Consider the following when reviewing an EPC proposal, retrofit plan, or O&M upgrade:

  1. Is every string individually fused in the combiner box? This reveals whether solar combiner box selection supports fault isolation and string-level protection.

  2. Are all DC disconnect switches rated for the actual DC voltage and load-break duty? Do not accept vague wording such as “solar-rated” without voltage, current, and duty details.

  3. Are SPDs installed on both DC and AC sides of each inverter? Ask for type, rating, protection level, backup protection, and grounding arrangement.

  4. Does the combiner box include string-level current monitoring? Monitoring helps detect weak strings before they create long-term yield loss.
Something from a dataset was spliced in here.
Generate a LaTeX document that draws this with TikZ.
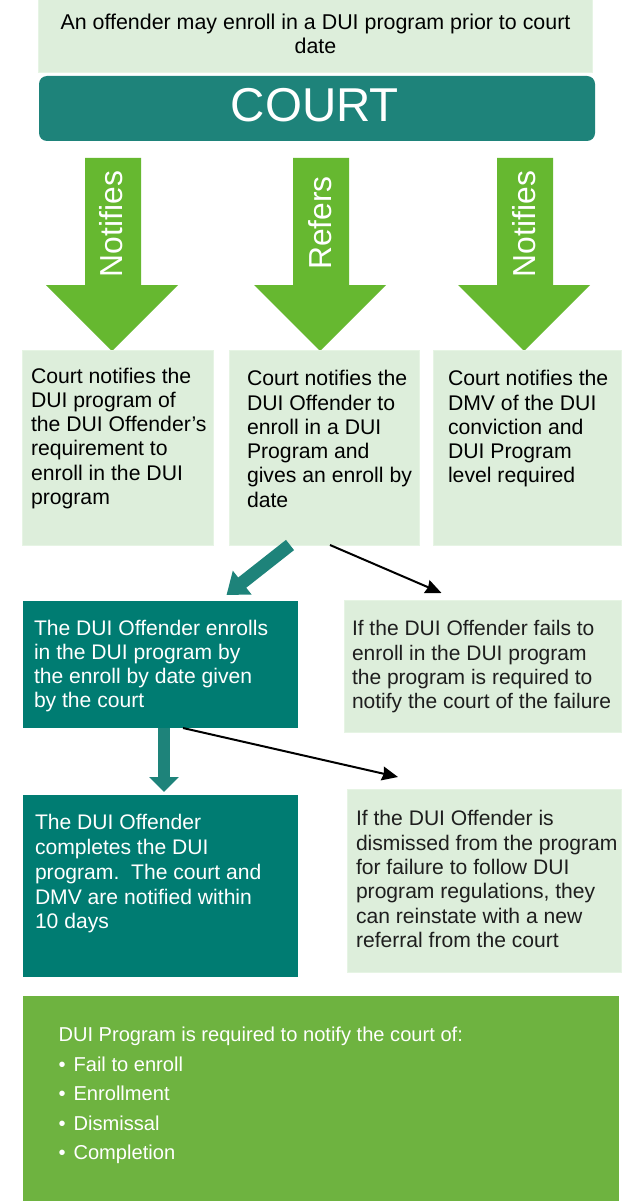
\documentclass[tikz,border=0pt]{standalone}
\usepackage{fontspec}
\setmainfont{Liberation Sans}
\usetikzlibrary{arrows.meta,calc}
\definecolor{lightbox}{RGB}{221,238,219}
\definecolor{lightedge}{RGB}{230,244,228}
\definecolor{courtteal}{RGB}{30,131,122}
\definecolor{boxteal}{RGB}{0,124,114}
\definecolor{arrowteal}{RGB}{30,131,122}
\definecolor{arrowgreen}{RGB}{102,184,48}
\definecolor{bottomgreen}{RGB}{110,179,64}
\definecolor{greytext}{RGB}{30,30,30}
\newcommand{\ftxt}[2]{\fontsize{#1}{#2}\selectfont}
\newcommand{\fcourt}{\fontsize{47.5}{47.5}\selectfont}
\newcommand{\farrow}{\fontsize{31.8}{31.8}\selectfont}
\newcommand{\fbot}{\fontsize{20.1}{29.5}\selectfont}
\begin{document}
\begin{tikzpicture}[x=1pt,y=-1pt,
  boxbase/.style={inner sep=0pt,outer sep=0pt,anchor=north west},
  lbox/.style={boxbase,fill=lightbox,draw=lightedge,line width=1pt},
  tbox/.style={boxbase,fill=boxteal},
  txt/.style={inner sep=0pt,outer sep=0pt,anchor=north west,align=left},
  bigarrow/.style={fill=arrowgreen},
  arrowlabel/.style={rotate=90,inner sep=0pt,text=white,font=\farrow},
  tealarrow/.style={draw=arrowteal},
  blackarrow/.style={draw=black,line width=2pt,-{Stealth[length=16pt,width=14pt,inset=1.5pt]}}
]
\useasboundingbox (0,0) rectangle (621,1201);
\fill[white] (0,0) rectangle (621,1201);

% top note and court
\node[lbox,minimum width=554pt,minimum height=73pt] (note) at (38,0) {};
\node[inner sep=0pt,anchor=north,align=center,font=\ftxt{21.4}{24}] (notetext) at (315.5,13.5)
  {An offender may enroll in a DUI program prior to court\\date};
\node[boxbase,fill=courtteal,rounded corners=8pt,minimum width=556pt,minimum height=65pt] (court) at (39,76) {};
\node[inner sep=0pt,anchor=base,text=white,font=\fcourt] (courttext) at (315,122) {COURT};

% green arrows
\fill[bigarrow] (85,158) -- (141,158) -- (141,285) -- (178,285) -- (112,351) -- (46,285) -- (85,285) -- cycle;
\fill[bigarrow] (293,158) -- (349,158) -- (349,285) -- (386,285) -- (320,351) -- (254,285) -- (293,285) -- cycle;
\fill[bigarrow] (497,158) -- (553,158) -- (553,285) -- (590,285) -- (524,351) -- (458,285) -- (497,285) -- cycle;
\node[arrowlabel] (lab1) at (111,224) {Notifies};
\node[arrowlabel] (lab2) at (320,223) {Refers};
\node[arrowlabel] (lab3) at (524,224) {Notifies};

% first row
\node[lbox,minimum width=191pt,minimum height=195pt] (A) at (22,350) {};
\node[lbox,minimum width=190pt,minimum height=195pt] (B) at (229,350) {};
\node[lbox,minimum width=188pt,minimum height=195pt] (C) at (433,350) {};
\node[txt,font=\ftxt{21.2}{24.3}] (At) at (31,367.7)
  {Court notifies the\\DUI program of\\the DUI Offender’s\\requirement to\\enroll in the DUI\\program};
\node[txt,font=\ftxt{21.2}{24.3}] (Bt) at (247,370.4)
  {Court notifies the\\DUI Offender to\\enroll in a DUI\\Program and\\gives an enroll by\\date};
\node[txt,font=\ftxt{21.2}{24.3}] (Ct) at (448,370.4)
  {Court notifies the\\DMV of the DUI\\conviction and\\DUI Program\\level required};

% second row
\node[tbox,minimum width=275pt,minimum height=127pt] (D) at (23,601) {};
\node[lbox,minimum width=277pt,minimum height=132pt] (E) at (344,600) {};
\node[txt,text=white,font=\ftxt{21.1}{24}] (Dt) at (34,620.7)
  {The DUI Offender enrolls\\in the DUI program by\\the enroll by date given\\by the court};
\node[txt,text=greytext,font=\ftxt{21}{24.3}] (Et) at (352,620.7)
  {If the DUI Offender fails to\\enroll in the DUI program\\the program is required to\\notify the court of the failure};

% third row
\node[tbox,minimum width=275pt,minimum height=182pt] (F) at (23,795) {};
\node[lbox,minimum width=274pt,minimum height=183pt] (G) at (347,789) {};
\node[txt,text=white,font=\ftxt{21.1}{24.7}] (Ft) at (35,814.7)
  {The DUI Offender\\completes the DUI\\program.\ \ The court and\\DMV are notified within\\10 days};
\node[txt,text=greytext,font=\ftxt{21.1}{24.4}] (Gt) at (356,810.4)
  {If the DUI Offender is\\dismissed from the program\\for failure to follow DUI\\program regulations, they\\can reinstate with a new\\referral from the court};

% bottom panel
\node[boxbase,fill=bottomgreen,minimum width=596pt,minimum height=205pt] (P) at (23,996) {};
\node[txt,text=white,font=\fbot] (Pt) at (58.5,1027.4)
  {DUI Program is required to notify the court of:\\•\hspace{0.4em}Fail to enroll\\•\hspace{0.4em}Enrollment\\•\hspace{0.4em}Dismissal\\•\hspace{0.4em}Completion};

% connectors
\draw[tealarrow,line width=13pt,-{Triangle[length=20pt,width=29pt]}]
  ([xshift=-34pt]B.south) -- ([xshift=66pt,yshift=6pt]D.north);
\draw[blackarrow] ([xshift=6pt]B.south) -- ([xshift=-41pt,yshift=7pt]E.north);
\draw[tealarrow,line width=12pt,-{Triangle[length=15pt,width=29pt]}]
  ([xshift=3.5pt]D.south) -- ([xshift=3.5pt,yshift=3pt]F.north);
\draw[blackarrow] ([xshift=22.5pt]D.south) -- ([xshift=-86pt,yshift=12pt]G.north);
\end{tikzpicture}
\end{document}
  5. If storage is being added, has anti-islanding protection been reviewed with the network operator? Storage changes fault behavior, export control, metering, and operating modes.

Conclusion

Solar yield depends on more than module efficiency. Protection devices, combiner boxes, disconnect switches, SPDs, MCCBs, storage tie-ins, and monitoring all shape uptime and asset condition. Smart switchgear for solar PV systems helps your team isolate faults faster, reduce avoidable losses, protect inverters, and maximise solar output across the asset life. Contact CHINT for a BESS overview and discuss electrical design requirements for your PV or solar-plus-storage project with Utility PV Solution and C&I PV Solution.
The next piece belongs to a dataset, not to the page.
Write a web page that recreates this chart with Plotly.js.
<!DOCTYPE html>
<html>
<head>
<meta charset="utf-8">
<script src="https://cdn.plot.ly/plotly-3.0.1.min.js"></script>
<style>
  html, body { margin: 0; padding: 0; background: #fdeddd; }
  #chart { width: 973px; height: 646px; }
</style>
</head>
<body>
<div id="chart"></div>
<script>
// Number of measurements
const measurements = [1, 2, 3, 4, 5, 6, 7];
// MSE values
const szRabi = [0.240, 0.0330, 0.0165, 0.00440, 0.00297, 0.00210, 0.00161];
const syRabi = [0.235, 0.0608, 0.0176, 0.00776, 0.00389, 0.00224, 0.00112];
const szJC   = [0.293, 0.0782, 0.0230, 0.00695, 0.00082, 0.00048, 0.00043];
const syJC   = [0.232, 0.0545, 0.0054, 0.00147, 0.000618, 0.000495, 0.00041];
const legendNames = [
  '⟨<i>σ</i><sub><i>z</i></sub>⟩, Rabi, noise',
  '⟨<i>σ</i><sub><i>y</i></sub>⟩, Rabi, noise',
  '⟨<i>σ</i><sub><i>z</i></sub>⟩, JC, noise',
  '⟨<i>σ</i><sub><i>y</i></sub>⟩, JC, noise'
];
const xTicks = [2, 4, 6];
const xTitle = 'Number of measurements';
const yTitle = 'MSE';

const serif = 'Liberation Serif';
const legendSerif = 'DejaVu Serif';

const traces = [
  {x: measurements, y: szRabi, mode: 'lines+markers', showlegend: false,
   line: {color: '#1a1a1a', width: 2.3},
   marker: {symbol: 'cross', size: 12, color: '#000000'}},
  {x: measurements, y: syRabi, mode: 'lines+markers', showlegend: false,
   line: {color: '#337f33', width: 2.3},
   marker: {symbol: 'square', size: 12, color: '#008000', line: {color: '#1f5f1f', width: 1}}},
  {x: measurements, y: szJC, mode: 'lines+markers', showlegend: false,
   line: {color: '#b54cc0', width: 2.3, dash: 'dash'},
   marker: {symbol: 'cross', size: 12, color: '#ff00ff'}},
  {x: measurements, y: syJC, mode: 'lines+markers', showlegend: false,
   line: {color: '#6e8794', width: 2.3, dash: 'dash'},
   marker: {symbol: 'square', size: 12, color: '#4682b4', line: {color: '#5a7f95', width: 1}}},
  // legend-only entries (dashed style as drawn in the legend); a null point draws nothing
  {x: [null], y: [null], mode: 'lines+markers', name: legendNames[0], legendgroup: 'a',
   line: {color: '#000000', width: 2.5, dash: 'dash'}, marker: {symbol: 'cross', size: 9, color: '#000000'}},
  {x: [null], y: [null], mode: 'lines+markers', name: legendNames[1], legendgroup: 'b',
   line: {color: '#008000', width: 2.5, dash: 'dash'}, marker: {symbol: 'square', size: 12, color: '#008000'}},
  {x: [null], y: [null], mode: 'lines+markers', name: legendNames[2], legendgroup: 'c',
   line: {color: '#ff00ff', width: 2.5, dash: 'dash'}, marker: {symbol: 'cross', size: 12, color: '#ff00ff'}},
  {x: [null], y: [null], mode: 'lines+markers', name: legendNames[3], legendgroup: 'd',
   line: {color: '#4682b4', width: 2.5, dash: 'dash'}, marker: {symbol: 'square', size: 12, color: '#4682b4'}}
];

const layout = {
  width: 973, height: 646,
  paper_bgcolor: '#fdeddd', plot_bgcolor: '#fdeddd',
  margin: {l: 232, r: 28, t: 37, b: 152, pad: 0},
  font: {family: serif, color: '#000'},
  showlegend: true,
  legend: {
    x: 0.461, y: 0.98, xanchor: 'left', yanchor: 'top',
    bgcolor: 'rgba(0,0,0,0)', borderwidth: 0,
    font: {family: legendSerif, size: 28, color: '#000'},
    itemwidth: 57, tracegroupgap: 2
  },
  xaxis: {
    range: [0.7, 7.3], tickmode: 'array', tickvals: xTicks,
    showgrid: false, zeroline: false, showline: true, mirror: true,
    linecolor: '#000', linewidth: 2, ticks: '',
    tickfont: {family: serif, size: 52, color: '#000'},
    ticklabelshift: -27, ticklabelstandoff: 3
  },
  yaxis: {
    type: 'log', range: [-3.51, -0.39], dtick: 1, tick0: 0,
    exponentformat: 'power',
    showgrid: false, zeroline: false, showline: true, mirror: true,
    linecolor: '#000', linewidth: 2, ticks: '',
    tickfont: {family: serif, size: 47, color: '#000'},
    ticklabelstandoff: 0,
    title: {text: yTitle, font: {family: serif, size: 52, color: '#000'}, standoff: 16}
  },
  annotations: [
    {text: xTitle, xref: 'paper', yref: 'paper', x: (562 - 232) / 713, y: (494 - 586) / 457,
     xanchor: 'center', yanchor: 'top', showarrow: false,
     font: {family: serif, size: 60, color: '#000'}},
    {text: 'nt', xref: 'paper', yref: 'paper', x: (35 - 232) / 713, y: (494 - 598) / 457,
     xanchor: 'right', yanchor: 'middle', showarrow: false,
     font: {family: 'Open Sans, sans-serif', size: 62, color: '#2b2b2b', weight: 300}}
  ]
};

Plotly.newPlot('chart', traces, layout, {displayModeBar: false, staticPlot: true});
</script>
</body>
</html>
Frequently Asked Questions

What is smart switchgear for solar PV?

Smart switchgear for solar PV systems refers to protection and switching devices that are specifically designed for PV applications and include communication, monitoring, and measurement capabilities. This includes string fuses and combiner boxes with per-string current monitoring, DC disconnect switches that can report their status to a SCADA system, and MCCBs with integrated energy metering on the AC output. Smart switchgear reduces maintenance time (remote fault identification replaces manual inspection) and improves yield (faster fault response means shorter periods of degraded output).

What are the three types of switchgear?

In the context of electrical distribution, switchgear is broadly categorised as low-voltage (LV), medium-voltage (MV), and high-voltage (HV) switchgear, based on the operating voltage. For PV systems specifically, the relevant types are DC switchgear (protecting and isolating the direct current circuit between panels and inverter), AC switchgear (protecting the alternating current output from the inverter), and combined AC/DC systems in solar-plus-storage configurations. Within these categories, devices include fuses, MCBs, MCCBs, ACBs, disconnect switches, and SPDs.

What is the 33% rule in solar panels?

The 33% rule is an informal industry guideline suggesting that solar panels produce about one-third of their rated wattage on an annual average basis, accounting for factors such as cloud cover, temperature, angle, shading, and system losses. In practice, the capacity factor (actual output vs rated capacity) varies significantly by location, panel technology, and system design, but the rule provides a rough basis for energy yield estimation. It is not an official standard.

Do smart meters work with solar PV panels?

Yes. Smart meters are compatible with solar PV systems and are required in many jurisdictions for grid-connected PV installations to measure both import and export accurately. For bi-directional energy flow (importing from the grid at night, exporting excess generation during the day), a smart meter or revenue-grade energy meter must be installed at the grid connection point. This metering data is used for tariff billing, net metering or feed-in tariff credits, and performance reporting.

What is the 120% rule in solar panels?

The 120% rule (also known as the 120% rule for panel-to-inverter sizing) allows a PV system's total panel wattage to be up to 120% of the inverter's rated output power. This is permitted by the NEC (National Electrical Code) in the U.S. because panels rarely produce 100% of their rated power simultaneously; the modest oversizing improves energy harvest during partial load conditions without overloading the inverter. When the panels produce more power than the inverter can handle, the inverter simply clips the excess, a minor yield loss that is generally outweighed by the improved harvest at lower irradiance.